Freddie Thompson swallowing a mobile phone SIM card before Gardaí approached him might sound like extreme action, but it was not all that uncommon. Members of the feuding gangs change mobile phone numbers every two to three days. They always buy ready-to-go phones, so they do not have to register the number. A criminal buys a SIM card, uses the €10 free call credit that comes with it and then throws it away when the credit runs out. Gardaí refer to these as ‘wash-and-go’ phones. The feuding criminals know that mobile phone technology is one of the few ways that they can be caught. Gardaí can now triangulate phone signals, which means that they are able to tell, almost to the exact point, where a caller was when he used his phone. It is done by analysing the numbers called from individual mobile phone cell sites. It was this technology that helped to convict Joe O’Reilly for the murder of his wife, Rachel. It proved that he was lying when he said he was working at a bus depot in the centre of Dublin. Joe O’Reilly’s mobile phone signal had bounced off a mobile phone mast near his home in Naul, Co. Dublin, where Rachel was murdered in October 2004, so investigators were able to prove that he had lied. These developments hadn’t gone unnoticed by criminals, so there were rules that bill-pay mobile phones could never be bought and that phone numbers had to be ‘rinsed’ every few days, so that Gardaí would never get the numbers. Criminals even went as far as to travel to the UK, buy dozens of ready-to-go SIMs, load them with credit and come back to Dublin with them because they could not be traced by Gardaí.
On 13 June, an article written by this author appeared in the Evening Herald newspaper, reporting that the two rival gangs had declared a truce. Senior Gardaí had been liaising with the families – particularly the mothers – of many of those involved in the feud. Local clergymen were also involved. Tentative agreement had been reached the previous month that hostilities should cease, at least temporarily, but Gardaí were not hopeful that the entente cordiale would last.
On 15 July, an incident took place, which, although feud-related, did not represent a breach of the ceasefire – merely a settling of old scores. Patrick Fogarty was pulled out of his car outside a takeaway at Ravensdale Park in Kimmage, and given a hiding. The twenty-five-year-old had been in the van that had dropped Joey Rattigan off at his house seconds before he was murdered in July 2002. There was widespread suspicion that Fogarty had been involved with Paul Warren in setting Rattigan up to be killed. Warren had been murdered for his perceived role in the slaying, so it was inevitable that Fogarty would be eventually made to pay for the untrue innuendo that he was also involved.
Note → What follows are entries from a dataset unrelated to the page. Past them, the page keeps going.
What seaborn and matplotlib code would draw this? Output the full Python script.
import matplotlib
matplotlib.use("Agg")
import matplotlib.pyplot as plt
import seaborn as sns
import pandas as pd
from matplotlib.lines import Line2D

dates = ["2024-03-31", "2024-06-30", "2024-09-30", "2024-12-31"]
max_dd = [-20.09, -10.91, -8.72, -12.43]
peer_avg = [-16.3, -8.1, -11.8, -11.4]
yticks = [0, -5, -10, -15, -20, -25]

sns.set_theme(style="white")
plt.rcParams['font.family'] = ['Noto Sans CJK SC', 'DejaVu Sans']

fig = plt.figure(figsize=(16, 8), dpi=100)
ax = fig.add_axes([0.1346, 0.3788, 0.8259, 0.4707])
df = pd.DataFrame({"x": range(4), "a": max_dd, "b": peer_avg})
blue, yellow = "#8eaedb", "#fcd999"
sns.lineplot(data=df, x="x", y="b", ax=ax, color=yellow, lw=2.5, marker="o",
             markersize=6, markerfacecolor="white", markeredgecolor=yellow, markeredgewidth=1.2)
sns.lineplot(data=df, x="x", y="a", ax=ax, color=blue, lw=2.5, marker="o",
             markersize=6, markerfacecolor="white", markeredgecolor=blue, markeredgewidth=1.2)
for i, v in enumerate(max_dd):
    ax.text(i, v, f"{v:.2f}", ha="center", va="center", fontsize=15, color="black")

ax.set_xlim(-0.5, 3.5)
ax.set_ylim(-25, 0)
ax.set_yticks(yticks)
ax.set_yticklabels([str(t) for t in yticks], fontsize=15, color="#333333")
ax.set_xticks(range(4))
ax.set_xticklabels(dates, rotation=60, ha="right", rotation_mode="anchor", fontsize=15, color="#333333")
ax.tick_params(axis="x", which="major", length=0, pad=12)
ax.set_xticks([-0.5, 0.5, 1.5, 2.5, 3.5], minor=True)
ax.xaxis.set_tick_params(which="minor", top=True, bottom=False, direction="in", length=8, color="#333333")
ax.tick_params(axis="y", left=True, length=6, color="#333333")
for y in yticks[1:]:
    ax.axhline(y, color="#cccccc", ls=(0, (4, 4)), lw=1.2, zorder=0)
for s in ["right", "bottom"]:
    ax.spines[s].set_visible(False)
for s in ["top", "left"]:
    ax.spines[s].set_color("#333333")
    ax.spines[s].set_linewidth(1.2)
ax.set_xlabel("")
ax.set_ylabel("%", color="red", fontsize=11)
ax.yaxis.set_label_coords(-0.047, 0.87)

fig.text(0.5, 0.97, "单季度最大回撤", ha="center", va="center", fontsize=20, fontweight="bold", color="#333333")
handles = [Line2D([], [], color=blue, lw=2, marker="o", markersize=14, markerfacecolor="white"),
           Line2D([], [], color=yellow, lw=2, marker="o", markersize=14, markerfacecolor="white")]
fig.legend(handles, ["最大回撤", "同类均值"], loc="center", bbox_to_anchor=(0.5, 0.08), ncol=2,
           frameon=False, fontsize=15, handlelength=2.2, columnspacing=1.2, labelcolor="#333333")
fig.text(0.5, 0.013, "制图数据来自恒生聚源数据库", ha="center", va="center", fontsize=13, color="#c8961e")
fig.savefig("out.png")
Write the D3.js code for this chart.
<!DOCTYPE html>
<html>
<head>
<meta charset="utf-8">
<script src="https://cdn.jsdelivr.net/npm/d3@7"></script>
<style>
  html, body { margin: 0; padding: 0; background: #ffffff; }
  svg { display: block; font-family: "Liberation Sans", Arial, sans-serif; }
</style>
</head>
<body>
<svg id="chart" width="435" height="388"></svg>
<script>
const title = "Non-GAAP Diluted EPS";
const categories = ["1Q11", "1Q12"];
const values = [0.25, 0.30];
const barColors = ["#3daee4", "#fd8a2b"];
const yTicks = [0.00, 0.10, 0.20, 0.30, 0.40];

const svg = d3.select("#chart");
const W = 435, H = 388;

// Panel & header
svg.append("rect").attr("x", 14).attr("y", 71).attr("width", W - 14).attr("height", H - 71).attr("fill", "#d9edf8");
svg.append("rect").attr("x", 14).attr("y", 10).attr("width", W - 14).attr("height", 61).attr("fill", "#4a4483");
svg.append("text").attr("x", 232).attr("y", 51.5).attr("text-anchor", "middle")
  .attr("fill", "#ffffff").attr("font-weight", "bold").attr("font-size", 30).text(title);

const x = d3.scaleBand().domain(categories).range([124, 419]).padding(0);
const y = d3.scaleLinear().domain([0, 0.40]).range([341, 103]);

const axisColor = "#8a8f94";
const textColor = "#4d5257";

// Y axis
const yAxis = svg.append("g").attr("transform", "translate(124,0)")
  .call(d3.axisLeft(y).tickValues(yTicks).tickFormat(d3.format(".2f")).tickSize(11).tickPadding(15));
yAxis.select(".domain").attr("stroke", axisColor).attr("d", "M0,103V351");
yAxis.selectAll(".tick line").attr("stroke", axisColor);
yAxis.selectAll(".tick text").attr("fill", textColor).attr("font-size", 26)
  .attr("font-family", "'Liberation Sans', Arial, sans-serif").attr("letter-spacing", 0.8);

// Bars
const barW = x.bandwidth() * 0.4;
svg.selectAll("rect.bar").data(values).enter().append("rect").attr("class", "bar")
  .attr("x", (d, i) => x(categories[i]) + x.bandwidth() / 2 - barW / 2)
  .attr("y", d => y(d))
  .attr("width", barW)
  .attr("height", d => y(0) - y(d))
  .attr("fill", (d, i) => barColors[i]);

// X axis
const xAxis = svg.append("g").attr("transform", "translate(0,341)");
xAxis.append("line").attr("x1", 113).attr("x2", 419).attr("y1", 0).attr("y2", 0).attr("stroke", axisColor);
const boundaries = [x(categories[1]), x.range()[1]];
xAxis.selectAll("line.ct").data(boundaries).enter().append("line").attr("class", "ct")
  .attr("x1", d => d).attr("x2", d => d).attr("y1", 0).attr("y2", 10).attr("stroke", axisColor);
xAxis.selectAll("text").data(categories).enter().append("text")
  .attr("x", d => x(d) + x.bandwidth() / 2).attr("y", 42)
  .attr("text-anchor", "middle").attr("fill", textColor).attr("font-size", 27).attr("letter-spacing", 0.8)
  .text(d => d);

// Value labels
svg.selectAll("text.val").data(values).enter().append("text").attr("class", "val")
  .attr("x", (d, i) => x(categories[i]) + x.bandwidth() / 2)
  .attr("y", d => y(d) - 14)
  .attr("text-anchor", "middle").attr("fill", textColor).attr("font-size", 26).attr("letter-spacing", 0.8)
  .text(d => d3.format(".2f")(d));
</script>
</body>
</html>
The matter was initially reported to Garda James McGeough at Crumlin Garda Station as a random assault. However, on the same night as the assault, Detective Inspector Brian Sutton spoke to Patrick Fogarty’s mother who informed him that she believed the incident was connected with the feud. DS John Walsh went to meet with Mrs Fogarty the following day. Mrs Fogarty told him that six or seven youths came upon Fogarty while he was sitting in his car waiting for his girlfriend, who was inside the takeaway getting chips. She said that her son had been economical with the truth, and that it was not a group of youths who attacked him but men in their late teens and early twenties. While Paddy Fogarty was being assaulted, one of the group told him that the beating was for setting Joey Rattigan up and that worse would follow. The group called Fogarty a ‘rat’ and a ‘scumbag’. He received extensive injuries to his face, arms, legs and body, and lost a large amount of blood
as a result. However, Fogarty refused to make a statement to Gardaí.
On 22 July at around 10.00 p.m., five shots were discharged into a house at Grand Canal Bank in Dublin 8, narrowly missing the occupants. At midnight, a person involved on the Rattigan side of the feud contacted a detective and told him that the occupant of the house was a relative of Brian Rattigan. The relative was a paraplegic and was confined to a wheelchair. The informant also stated that Eddie Redmond had been contacted that day and warned to keep his head down, because Freddie Thompson had hired two assassins from Limerick to carry out an attack on an unknown member of the Rattigan mob. The informant went on to say that when Rattigan heard that the home of his disabled relative had been shot up, he had put out a €30,000 contract for anyone to carry out a revenge attack on Freddie Thompson, Aidan Gavin or any of their close associates. The truce had lasted just under two months, but it seems that Freddie Thompson’s gang was just taking advantage of the lull to plan to wipe out members of Rattigan’s gang. Rattigan, being very devoted to his family, was always likely to go ballistic if any of his relations were singled out. Around the same time, Garda Crime and Security issued a circular advising that intelligence had been received from prison that Brian Rattigan had told a gang member to plan to wait until at least five members of the Thompson gang were present in the one location before attacking them with grenades, wiping them all out at the same time. This tactic of mass murder had previously been used by the mafia, and the fact that he even contemplated this revealed a lot. The gloves were now off and the revenge attacks were bound to be vicious.